Strengths and weaknesses
Odoo strengths
- Lower entry cost for many midmarket firms
- Broad modular functionality
- High flexibility for process adaptation
- Useful for phased ERP adoption
Odoo limitations
- Customization can create upgrade and support risk
- Partner quality and governance vary
- Advanced manufacturing depth may require careful design or extensions
Dynamics strengths
- Balanced fit for many midmarket manufacturers
- Strong Microsoft ecosystem integration
- Good reporting and automation potential
- Generally controlled extensibility model
Dynamics limitations
- Can become expensive as scope and user counts expand
- Some advanced manufacturing scenarios may require add-ons or broader Dynamics products
- Project success still depends heavily on partner capability
SAP strengths
- Strong process control and traceability
- Good fit for more complex or regulated operations
- Scales well for multi-site and growth-oriented environments
SAP limitations
- Higher implementation and support cost
- Greater organizational readiness required
- Can be more system than some midmarket firms need
Executive decision guidance
Choose Odoo if your manufacturing business needs broad ERP coverage at a lower entry cost, can manage a disciplined implementation, and values flexibility over rigid standardization. It is often a practical fit for growing firms replacing fragmented systems, provided customization is carefully controlled.

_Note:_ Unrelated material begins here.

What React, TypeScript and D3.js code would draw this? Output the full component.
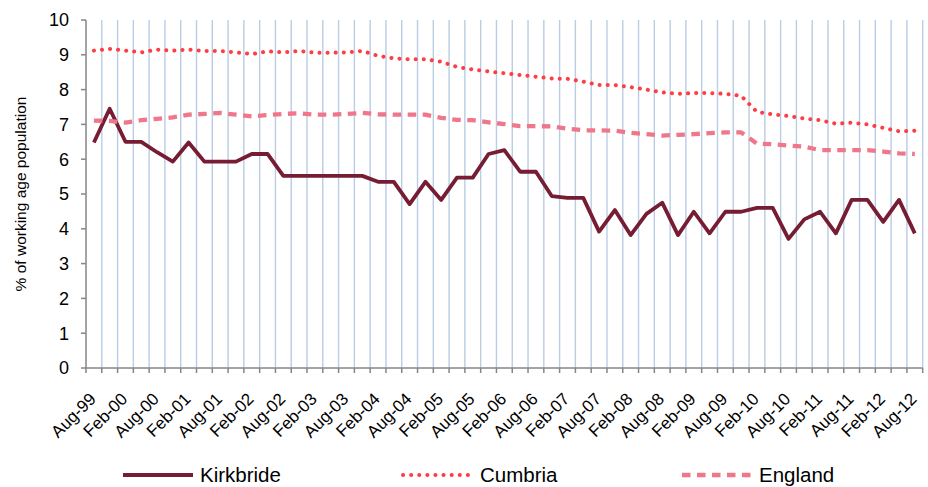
import React, { useEffect, useRef } from 'react';
import * as d3 from 'd3';

// Quarterly categories, Aug-99 .. Aug-12
const quarters = [
    'Aug-99', 'Nov-99', 'Feb-00', 'May-00', 'Aug-00', 'Nov-00', 'Feb-01', 'May-01',
    'Aug-01', 'Nov-01', 'Feb-02', 'May-02', 'Aug-02', 'Nov-02', 'Feb-03', 'May-03',
    'Aug-03', 'Nov-03', 'Feb-04', 'May-04', 'Aug-04', 'Nov-04', 'Feb-05', 'May-05',
    'Aug-05', 'Nov-05', 'Feb-06', 'May-06', 'Aug-06', 'Nov-06', 'Feb-07', 'May-07',
    'Aug-07', 'Nov-07', 'Feb-08', 'May-08', 'Aug-08', 'Nov-08', 'Feb-09', 'May-09',
    'Aug-09', 'Nov-09', 'Feb-10', 'May-10', 'Aug-10', 'Nov-10', 'Feb-11', 'May-11',
    'Aug-11', 'Nov-11', 'Feb-12', 'May-12', 'Aug-12'
];

const kirkbride = [
    6.48, 7.45, 6.5, 6.5, 6.2, 5.93, 6.48, 5.93, 5.93, 5.93, 6.15, 6.15, 5.52, 5.52,
    5.52, 5.52, 5.52, 5.52, 5.35, 5.35, 4.71, 5.35, 4.83, 5.47, 5.47, 6.15, 6.26, 5.64,
    5.64, 4.94, 4.89, 4.89, 3.92, 4.54, 3.82, 4.43, 4.75, 3.82, 4.49, 3.87, 4.49, 4.49,
    4.6, 4.6, 3.71, 4.27, 4.49, 3.87, 4.83, 4.83, 4.2, 4.83, 3.87
];

const cumbria = [
    9.12, 9.17, 9.12, 9.07, 9.15, 9.12, 9.15, 9.11, 9.11, 9.07, 9.02, 9.1, 9.07, 9.11,
    9.06, 9.06, 9.07, 9.11, 8.97, 8.9, 8.87, 8.87, 8.8, 8.65, 8.58, 8.52, 8.47, 8.42,
    8.37, 8.32, 8.31, 8.23, 8.13, 8.13, 8.07, 8.0, 7.92, 7.88, 7.9, 7.9, 7.88, 7.82,
    7.36, 7.29, 7.24, 7.17, 7.12, 7.02, 7.05, 7.0, 6.9, 6.8, 6.82
];

const england = [
    7.11, 7.1, 7.05, 7.12, 7.16, 7.2, 7.28, 7.3, 7.33, 7.28, 7.23, 7.27, 7.3, 7.32,
    7.28, 7.28, 7.3, 7.33, 7.29, 7.28, 7.28, 7.28, 7.19, 7.13, 7.12, 7.06, 7.01, 6.95,
    6.95, 6.94, 6.88, 6.83, 6.83, 6.82, 6.76, 6.72, 6.68, 6.7, 6.72, 6.75, 6.77, 6.77,
    6.45, 6.43, 6.39, 6.36, 6.26, 6.26, 6.26, 6.26, 6.22, 6.17, 6.15
];

const yTicks = [0, 1, 2, 3, 4, 5, 6, 7, 8, 9, 10];

const seriesNames = ['Kirkbride', 'Cumbria', 'England'];

const FONT = 'Liberation Sans, Arial, sans-serif';

export default function App() {
    const svgRef = useRef<SVGSVGElement>(null);

    useEffect(() => {
        if (!svgRef.current) return;
        const svg = d3.select(svgRef.current);
        svg.selectAll('*').remove();

        const plot = { left: 86, right: 922.7, top: 20, bottom: 368 };

        const x = d3.scaleBand<string>()
            .domain(quarters)
            .range([plot.left, plot.right])
            .padding(0);
        const cx = (q: string) => (x(q) as number) + x.bandwidth() / 2;

        const y = d3.scaleLinear()
            .domain([0, 10])
            .range([plot.bottom, plot.top]);

        const axisColor = '#868686';

        // vertical gridlines at category boundaries
        const bounds = quarters.slice(1).map(q => x(q) as number).concat([plot.right]);
        svg.append('g')
            .selectAll('line')
            .data(bounds)
            .enter()
            .append('line')
            .attr('x1', d => d)
            .attr('x2', d => d)
            .attr('y1', plot.top)
            .attr('y2', plot.bottom)
            .attr('stroke', '#b9cde5')
            .attr('stroke-width', 1.4);

        // y axis
        const yAxis = svg.append('g');
        yAxis.append('line')
            .attr('x1', plot.left).attr('x2', plot.left)
            .attr('y1', plot.top).attr('y2', plot.bottom)
            .attr('stroke', axisColor).attr('stroke-width', 1.5);
        yAxis.selectAll('.tick')
            .data(yTicks)
            .enter()
            .append('line')
            .attr('x1', plot.left - 5).attr('x2', plot.left)
            .attr('y1', d => y(d)).attr('y2', d => y(d))
            .attr('stroke', axisColor).attr('stroke-width', 1.5);
        yAxis.selectAll('text')
            .data(yTicks)
            .enter()
            .append('text')
            .attr('x', 69)
            .attr('y', d => y(d))
            .attr('dy', '0.35em')
            .attr('text-anchor', 'end')
            .style('font-family', FONT)
            .style('font-size', '18px')
            .attr('fill', '#000')
            .text(d => d);

        svg.append('text')
            .attr('transform', `translate(26,${(plot.top + plot.bottom) / 2}) rotate(-90)`)
            .attr('text-anchor', 'middle')
            .style('font-family', FONT)
            .style('font-size', '15.5px')
            .attr('fill', '#000')
            .text('% of working age population');

        // x axis
        const xAxis = svg.append('g');
        xAxis.append('line')
            .attr('x1', plot.left).attr('x2', plot.right)
            .attr('y1', plot.bottom).attr('y2', plot.bottom)
            .attr('stroke', axisColor).attr('stroke-width', 1.5);
        xAxis.selectAll('.tick')
            .data([plot.left].concat(bounds))
            .enter()
            .append('line')
            .attr('x1', d => d).attr('x2', d => d)
            .attr('y1', plot.bottom).attr('y2', plot.bottom + 5)
            .attr('stroke', axisColor).attr('stroke-width', 1.5);
        xAxis.selectAll('text')
            .data(quarters.filter((q, i) => i % 2 === 0))
            .enter()
            .append('text')
            .attr('transform', q => `translate(${cx(q) + 3},${plot.bottom + 32}) rotate(-45)`)
            .attr('text-anchor', 'end')
            .style('font-family', FONT)
            .style('font-size', '17px')
            .attr('fill', '#000')
            .text(q => q);

        const line = d3.line<number>()
            .x((d, i) => cx(quarters[i]))
            .y(d => y(d));

        const styles = [
            { values: kirkbride, color: '#761d33', width: 3.8, dash: null, cap: 'butt' },
            { values: cumbria, color: '#ff3d44', width: 4, dash: '0.1 8', cap: 'round' },
            { values: england, color: '#f07689', width: 4.3, dash: '8.5 6.5', cap: 'butt' }
        ];

        styles.forEach(s => {
            svg.append('path')
                .datum(s.values)
                .attr('d', line)
                .attr('fill', 'none')
                .attr('stroke', s.color)
                .attr('stroke-width', s.width)
                .attr('stroke-linejoin', 'round')
                .attr('stroke-linecap', s.cap)
                .attr('stroke-dasharray', s.dash);
        });

        // legend
        const legendX = [123, 403, 682];
        const legend = svg.append('g');
        seriesNames.forEach((name, i) => {
            const s = styles[i];
            legend.append('line')
                .attr('x1', legendX[i]).attr('x2', legendX[i] + 70)
                .attr('y1', 475).attr('y2', 475)
                .attr('stroke', s.color)
                .attr('stroke-width', s.width)
                .attr('stroke-linecap', s.cap)
                .attr('stroke-dasharray', s.dash);
            legend.append('text')
                .attr('x', legendX[i] + 77)
                .attr('y', 482)
                .style('font-family', FONT)
                .style('font-size', '20.5px')
                .attr('fill', '#000')
                .text(name);
        });
    }, []);

    return (
        <svg
            ref={svgRef}
            width={928}
            height={487}
            style={{ position: 'absolute', left: 0, top: 0, background: '#fff' }}
        />
    );
}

Choose Microsoft Dynamics if you want a balanced midmarket ERP with strong financial integration, solid manufacturing support, and meaningful value from the Microsoft ecosystem. It is often the most pragmatic choice for companies seeking structure without moving into the heaviest enterprise deployment model.

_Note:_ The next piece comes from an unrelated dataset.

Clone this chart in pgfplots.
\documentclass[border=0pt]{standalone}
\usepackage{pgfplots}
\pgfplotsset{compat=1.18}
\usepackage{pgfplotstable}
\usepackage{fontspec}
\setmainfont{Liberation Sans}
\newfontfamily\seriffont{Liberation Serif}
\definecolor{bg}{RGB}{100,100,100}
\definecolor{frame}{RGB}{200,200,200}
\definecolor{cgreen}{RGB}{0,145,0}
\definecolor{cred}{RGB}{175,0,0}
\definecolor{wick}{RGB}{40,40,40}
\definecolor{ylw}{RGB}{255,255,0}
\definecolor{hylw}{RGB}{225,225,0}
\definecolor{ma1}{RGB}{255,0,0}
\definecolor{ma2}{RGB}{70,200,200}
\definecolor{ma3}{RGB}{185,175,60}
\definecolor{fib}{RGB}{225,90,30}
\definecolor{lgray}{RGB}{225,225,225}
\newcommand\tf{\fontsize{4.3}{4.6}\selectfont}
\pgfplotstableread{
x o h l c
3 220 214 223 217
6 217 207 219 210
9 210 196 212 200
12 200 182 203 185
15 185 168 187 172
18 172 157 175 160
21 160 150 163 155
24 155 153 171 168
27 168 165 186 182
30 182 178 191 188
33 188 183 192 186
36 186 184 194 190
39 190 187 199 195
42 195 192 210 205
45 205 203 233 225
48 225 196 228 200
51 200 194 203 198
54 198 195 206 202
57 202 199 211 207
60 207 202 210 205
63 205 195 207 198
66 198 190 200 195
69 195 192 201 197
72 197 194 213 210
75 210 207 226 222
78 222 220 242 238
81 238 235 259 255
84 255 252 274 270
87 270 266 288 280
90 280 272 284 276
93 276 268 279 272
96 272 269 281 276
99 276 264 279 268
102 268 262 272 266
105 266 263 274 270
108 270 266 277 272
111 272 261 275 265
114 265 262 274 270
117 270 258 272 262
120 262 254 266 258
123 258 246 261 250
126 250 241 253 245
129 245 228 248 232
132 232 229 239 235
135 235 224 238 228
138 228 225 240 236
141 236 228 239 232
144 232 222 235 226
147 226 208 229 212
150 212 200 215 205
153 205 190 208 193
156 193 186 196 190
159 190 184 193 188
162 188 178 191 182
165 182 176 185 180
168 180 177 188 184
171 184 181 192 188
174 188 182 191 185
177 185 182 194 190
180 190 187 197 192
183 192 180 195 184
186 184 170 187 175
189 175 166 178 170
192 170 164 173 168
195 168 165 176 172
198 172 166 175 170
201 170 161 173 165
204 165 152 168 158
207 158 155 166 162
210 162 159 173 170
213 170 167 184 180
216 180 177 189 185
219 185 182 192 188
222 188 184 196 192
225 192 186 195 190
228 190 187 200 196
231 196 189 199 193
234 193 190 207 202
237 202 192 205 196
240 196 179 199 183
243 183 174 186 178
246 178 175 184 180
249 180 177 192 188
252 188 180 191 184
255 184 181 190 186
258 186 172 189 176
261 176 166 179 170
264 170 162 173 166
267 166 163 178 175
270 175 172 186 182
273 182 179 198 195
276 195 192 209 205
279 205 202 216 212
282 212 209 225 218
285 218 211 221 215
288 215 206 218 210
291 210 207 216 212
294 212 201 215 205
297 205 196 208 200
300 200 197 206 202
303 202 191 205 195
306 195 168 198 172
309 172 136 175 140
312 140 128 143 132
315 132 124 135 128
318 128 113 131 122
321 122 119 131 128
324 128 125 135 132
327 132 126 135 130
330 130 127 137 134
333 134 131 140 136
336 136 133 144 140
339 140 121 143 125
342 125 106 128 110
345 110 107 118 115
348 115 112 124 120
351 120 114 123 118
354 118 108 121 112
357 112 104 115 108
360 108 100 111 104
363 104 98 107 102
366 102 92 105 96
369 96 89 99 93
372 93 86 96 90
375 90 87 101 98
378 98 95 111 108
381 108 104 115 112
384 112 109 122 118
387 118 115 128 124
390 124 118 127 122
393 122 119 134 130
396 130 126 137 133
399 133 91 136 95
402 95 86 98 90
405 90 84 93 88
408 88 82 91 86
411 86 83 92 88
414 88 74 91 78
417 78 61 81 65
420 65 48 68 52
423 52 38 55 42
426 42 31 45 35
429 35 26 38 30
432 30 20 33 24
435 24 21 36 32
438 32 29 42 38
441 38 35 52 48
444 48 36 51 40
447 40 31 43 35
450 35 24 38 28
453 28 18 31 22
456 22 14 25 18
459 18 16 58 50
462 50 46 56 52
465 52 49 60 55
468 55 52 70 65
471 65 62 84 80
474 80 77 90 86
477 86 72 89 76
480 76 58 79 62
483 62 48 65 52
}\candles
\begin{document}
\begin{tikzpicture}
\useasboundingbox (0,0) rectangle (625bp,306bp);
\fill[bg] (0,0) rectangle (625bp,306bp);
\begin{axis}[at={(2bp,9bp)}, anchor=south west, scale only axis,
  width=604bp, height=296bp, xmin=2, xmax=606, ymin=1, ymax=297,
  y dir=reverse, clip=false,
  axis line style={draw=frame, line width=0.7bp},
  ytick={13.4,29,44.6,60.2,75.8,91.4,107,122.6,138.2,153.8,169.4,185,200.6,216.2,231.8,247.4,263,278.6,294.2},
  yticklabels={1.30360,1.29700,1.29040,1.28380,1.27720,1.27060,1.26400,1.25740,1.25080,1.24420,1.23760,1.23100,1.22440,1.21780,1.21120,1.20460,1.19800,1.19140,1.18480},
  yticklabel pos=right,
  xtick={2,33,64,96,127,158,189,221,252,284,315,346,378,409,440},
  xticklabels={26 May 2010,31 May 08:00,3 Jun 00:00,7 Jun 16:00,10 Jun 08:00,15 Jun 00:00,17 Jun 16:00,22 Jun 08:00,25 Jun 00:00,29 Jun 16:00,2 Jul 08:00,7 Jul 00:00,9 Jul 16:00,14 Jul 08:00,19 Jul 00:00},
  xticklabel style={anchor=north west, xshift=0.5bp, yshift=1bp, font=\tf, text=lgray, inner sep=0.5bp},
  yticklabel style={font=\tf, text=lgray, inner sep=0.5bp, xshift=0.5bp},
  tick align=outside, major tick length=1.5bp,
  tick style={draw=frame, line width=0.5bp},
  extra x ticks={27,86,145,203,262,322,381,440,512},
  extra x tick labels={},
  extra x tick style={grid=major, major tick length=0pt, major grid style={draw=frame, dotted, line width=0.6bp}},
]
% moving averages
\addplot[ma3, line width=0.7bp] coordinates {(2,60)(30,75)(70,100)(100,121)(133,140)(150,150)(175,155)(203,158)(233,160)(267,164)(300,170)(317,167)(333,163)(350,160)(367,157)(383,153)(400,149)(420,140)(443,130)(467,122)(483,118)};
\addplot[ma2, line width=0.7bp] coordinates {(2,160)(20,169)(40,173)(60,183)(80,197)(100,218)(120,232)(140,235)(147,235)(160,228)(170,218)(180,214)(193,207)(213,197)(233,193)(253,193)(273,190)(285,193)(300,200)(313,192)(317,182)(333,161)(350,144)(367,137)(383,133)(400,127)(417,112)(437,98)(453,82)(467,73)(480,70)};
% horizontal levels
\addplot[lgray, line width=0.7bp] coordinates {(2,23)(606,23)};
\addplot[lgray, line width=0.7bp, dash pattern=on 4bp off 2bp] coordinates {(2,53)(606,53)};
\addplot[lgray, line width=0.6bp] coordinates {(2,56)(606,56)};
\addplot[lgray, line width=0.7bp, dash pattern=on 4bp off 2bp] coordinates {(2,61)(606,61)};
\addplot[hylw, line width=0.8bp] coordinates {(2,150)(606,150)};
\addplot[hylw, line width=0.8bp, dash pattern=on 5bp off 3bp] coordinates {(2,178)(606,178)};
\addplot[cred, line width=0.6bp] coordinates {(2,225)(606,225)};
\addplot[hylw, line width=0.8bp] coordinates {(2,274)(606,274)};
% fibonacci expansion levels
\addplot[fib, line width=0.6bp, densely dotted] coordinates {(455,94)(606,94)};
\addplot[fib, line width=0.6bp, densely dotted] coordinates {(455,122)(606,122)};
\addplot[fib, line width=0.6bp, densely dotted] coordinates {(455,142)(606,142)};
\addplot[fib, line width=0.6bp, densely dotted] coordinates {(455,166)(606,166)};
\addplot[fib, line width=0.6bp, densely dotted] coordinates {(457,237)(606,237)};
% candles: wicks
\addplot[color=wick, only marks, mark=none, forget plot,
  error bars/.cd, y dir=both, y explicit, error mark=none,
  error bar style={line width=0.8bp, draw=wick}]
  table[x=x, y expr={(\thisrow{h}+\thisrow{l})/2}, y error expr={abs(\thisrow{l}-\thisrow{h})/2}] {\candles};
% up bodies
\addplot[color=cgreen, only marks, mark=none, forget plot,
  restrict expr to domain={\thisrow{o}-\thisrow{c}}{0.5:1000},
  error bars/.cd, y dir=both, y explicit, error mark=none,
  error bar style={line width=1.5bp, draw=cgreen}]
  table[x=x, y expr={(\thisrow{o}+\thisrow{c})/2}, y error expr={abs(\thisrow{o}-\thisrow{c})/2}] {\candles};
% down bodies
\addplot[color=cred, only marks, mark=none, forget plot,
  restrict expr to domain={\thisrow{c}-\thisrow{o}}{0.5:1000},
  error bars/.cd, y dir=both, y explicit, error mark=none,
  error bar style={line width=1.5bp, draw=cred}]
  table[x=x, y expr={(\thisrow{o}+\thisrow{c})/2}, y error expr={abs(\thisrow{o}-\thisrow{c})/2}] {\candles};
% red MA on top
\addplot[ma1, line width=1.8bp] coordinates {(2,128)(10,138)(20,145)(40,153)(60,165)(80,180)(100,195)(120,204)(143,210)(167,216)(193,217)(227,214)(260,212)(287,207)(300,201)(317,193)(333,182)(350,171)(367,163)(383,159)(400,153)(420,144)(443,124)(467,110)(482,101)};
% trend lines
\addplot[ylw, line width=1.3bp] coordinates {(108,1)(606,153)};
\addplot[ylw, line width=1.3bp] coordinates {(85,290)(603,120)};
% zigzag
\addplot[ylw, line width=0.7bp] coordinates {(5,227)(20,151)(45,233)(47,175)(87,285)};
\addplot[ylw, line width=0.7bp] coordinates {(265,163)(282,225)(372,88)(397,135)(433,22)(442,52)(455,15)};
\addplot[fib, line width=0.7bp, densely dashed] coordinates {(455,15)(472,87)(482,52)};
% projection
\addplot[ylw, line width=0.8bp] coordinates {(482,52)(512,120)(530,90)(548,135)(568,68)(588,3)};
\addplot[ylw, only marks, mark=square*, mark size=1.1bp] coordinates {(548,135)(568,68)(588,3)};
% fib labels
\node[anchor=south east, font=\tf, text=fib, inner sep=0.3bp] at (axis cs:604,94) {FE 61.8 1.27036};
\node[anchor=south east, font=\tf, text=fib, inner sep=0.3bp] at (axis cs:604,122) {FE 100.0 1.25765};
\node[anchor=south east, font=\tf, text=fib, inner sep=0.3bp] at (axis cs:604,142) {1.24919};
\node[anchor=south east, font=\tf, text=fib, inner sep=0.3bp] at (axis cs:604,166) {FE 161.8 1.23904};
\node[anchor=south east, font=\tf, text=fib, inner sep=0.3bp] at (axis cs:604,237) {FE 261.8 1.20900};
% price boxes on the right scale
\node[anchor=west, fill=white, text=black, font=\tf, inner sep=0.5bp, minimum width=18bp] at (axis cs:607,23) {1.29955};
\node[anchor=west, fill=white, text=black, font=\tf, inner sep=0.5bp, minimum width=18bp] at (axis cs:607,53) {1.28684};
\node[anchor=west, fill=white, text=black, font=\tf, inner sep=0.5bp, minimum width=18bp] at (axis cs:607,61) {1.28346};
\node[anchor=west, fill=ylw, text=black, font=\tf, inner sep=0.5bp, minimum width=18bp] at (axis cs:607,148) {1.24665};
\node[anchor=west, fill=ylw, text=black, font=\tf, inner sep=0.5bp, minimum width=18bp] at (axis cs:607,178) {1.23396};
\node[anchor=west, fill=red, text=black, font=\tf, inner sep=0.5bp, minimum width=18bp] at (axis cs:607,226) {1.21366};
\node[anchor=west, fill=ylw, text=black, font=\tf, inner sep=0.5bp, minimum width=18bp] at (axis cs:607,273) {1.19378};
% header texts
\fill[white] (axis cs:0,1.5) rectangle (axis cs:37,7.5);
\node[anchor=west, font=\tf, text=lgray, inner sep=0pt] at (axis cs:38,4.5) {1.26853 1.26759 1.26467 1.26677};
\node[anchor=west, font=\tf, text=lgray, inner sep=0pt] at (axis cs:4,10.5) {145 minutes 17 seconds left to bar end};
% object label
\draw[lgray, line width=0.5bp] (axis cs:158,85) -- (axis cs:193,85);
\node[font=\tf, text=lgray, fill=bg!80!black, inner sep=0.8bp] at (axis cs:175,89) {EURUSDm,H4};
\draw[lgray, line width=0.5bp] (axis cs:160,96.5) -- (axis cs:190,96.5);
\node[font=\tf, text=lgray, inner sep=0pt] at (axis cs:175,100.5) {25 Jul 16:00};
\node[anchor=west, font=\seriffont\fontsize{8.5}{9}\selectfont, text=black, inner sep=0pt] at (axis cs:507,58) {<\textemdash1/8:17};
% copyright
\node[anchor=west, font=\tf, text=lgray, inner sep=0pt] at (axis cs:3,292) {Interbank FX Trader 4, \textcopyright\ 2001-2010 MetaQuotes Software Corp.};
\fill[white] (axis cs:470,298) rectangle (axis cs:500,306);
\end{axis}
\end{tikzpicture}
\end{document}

Choose SAP if manufacturing complexity, traceability, compliance, or long-term scale are central to the business case and the organization is prepared for a more formal implementation program. It is often justified where process rigor has direct operational or regulatory value.
The most effective selection process is scenario-based. Instead of relying on generic demos, ask each vendor or partner to show how the system handles your actual BOM changes, production scheduling assumptions, quality exceptions, inventory variances, subcontracting flows, and month-end manufacturing reporting. That approach usually reveals fit more clearly than feature checklists.
Final assessment
For midmarket manufacturing, Odoo, Dynamics, and SAP each represent a different balance of cost, control, flexibility, and scalability. Odoo is often the most accessible and adaptable. Dynamics is often the most balanced and ecosystem-friendly. SAP is often the most rigorous and scalable for complex operations. None is universally best. The right choice depends on process complexity, internal change capacity, integration needs, and how much governance the business is willing to sustain after go-live.